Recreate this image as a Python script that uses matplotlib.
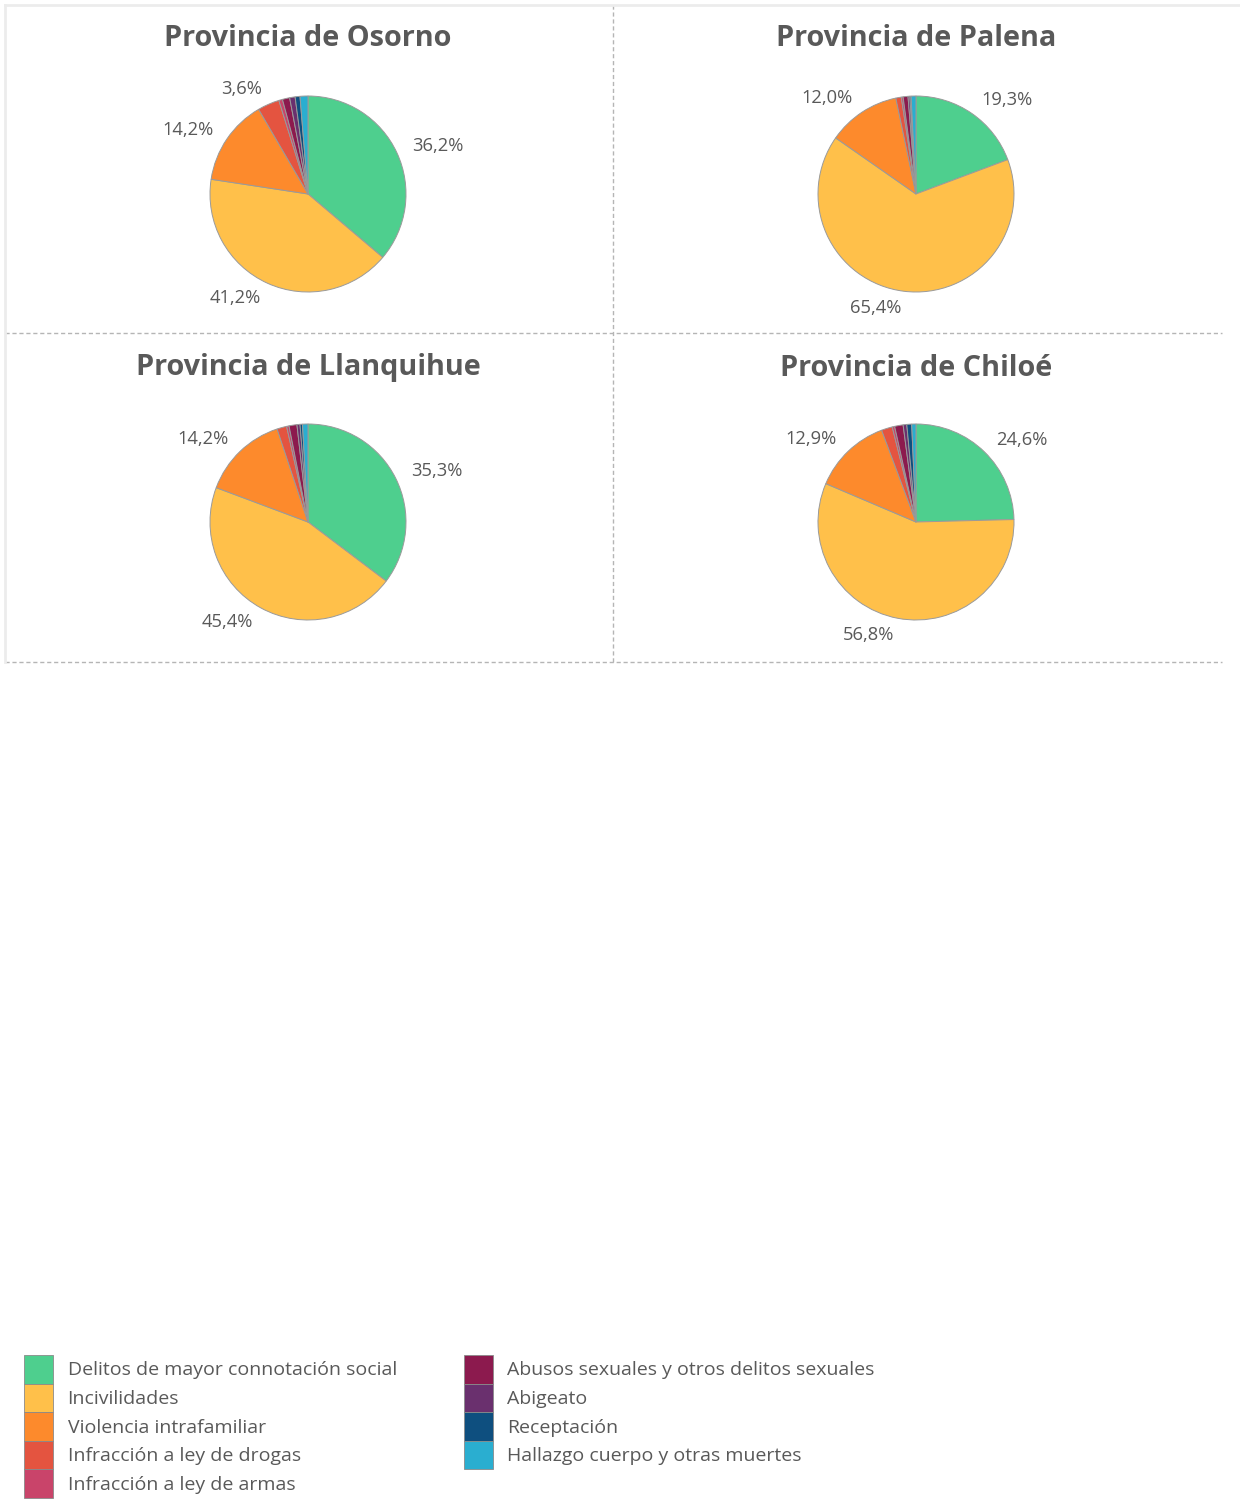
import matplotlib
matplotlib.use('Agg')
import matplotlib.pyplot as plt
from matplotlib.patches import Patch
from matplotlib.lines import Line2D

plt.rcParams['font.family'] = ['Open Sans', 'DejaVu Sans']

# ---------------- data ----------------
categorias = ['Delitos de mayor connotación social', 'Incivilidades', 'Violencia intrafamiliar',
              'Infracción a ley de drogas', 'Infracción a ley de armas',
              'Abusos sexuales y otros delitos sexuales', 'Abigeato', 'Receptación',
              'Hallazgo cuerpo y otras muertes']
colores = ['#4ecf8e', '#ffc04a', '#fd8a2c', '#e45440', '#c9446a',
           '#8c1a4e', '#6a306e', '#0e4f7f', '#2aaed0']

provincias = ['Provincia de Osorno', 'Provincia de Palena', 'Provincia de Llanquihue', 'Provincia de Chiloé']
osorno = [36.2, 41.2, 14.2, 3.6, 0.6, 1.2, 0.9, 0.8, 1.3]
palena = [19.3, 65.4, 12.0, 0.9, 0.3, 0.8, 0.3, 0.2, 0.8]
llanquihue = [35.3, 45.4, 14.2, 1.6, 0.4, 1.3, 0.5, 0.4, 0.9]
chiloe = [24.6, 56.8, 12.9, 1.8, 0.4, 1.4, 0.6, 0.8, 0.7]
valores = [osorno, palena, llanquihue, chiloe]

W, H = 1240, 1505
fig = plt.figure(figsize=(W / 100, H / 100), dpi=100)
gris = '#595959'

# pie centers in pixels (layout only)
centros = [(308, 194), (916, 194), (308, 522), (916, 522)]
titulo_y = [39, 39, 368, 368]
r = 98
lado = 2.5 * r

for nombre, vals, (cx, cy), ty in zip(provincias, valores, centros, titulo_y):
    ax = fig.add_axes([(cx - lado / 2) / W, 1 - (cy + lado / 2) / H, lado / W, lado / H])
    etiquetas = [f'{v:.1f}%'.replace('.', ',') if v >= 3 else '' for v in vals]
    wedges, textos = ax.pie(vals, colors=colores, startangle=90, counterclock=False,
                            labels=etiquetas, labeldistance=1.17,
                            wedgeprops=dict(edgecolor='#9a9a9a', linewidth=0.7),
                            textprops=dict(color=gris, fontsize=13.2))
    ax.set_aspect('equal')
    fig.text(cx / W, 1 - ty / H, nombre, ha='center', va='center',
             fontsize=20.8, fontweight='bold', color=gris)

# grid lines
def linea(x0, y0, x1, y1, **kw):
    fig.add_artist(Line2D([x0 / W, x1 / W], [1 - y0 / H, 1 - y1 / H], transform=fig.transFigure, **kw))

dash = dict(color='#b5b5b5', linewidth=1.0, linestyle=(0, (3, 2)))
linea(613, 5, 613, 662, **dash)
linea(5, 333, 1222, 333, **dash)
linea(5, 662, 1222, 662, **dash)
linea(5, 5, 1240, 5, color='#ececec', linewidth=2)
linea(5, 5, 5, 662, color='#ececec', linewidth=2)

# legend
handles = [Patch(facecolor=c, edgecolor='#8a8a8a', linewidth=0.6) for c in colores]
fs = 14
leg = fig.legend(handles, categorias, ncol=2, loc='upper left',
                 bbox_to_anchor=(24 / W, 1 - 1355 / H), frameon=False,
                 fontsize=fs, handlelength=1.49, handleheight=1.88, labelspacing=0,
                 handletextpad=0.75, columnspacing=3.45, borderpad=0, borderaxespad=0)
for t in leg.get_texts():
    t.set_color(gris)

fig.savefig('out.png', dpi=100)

===============

▶ _GOAL_:
Leave out any pictures, please, and quote only the lines from the top of the data through the line that contains "plt.rcParams['font.family'] = ['Open".

▶ _RESPONSE TO THIS EXERCISE_:
Recreate this image as a Python script that uses matplotlib.
import matplotlib
matplotlib.use('Agg')
import matplotlib.pyplot as plt
from matplotlib.patches import Patch
from matplotlib.lines import Line2D

plt.rcParams['font.family'] = ['Open Sans', 'DejaVu Sans']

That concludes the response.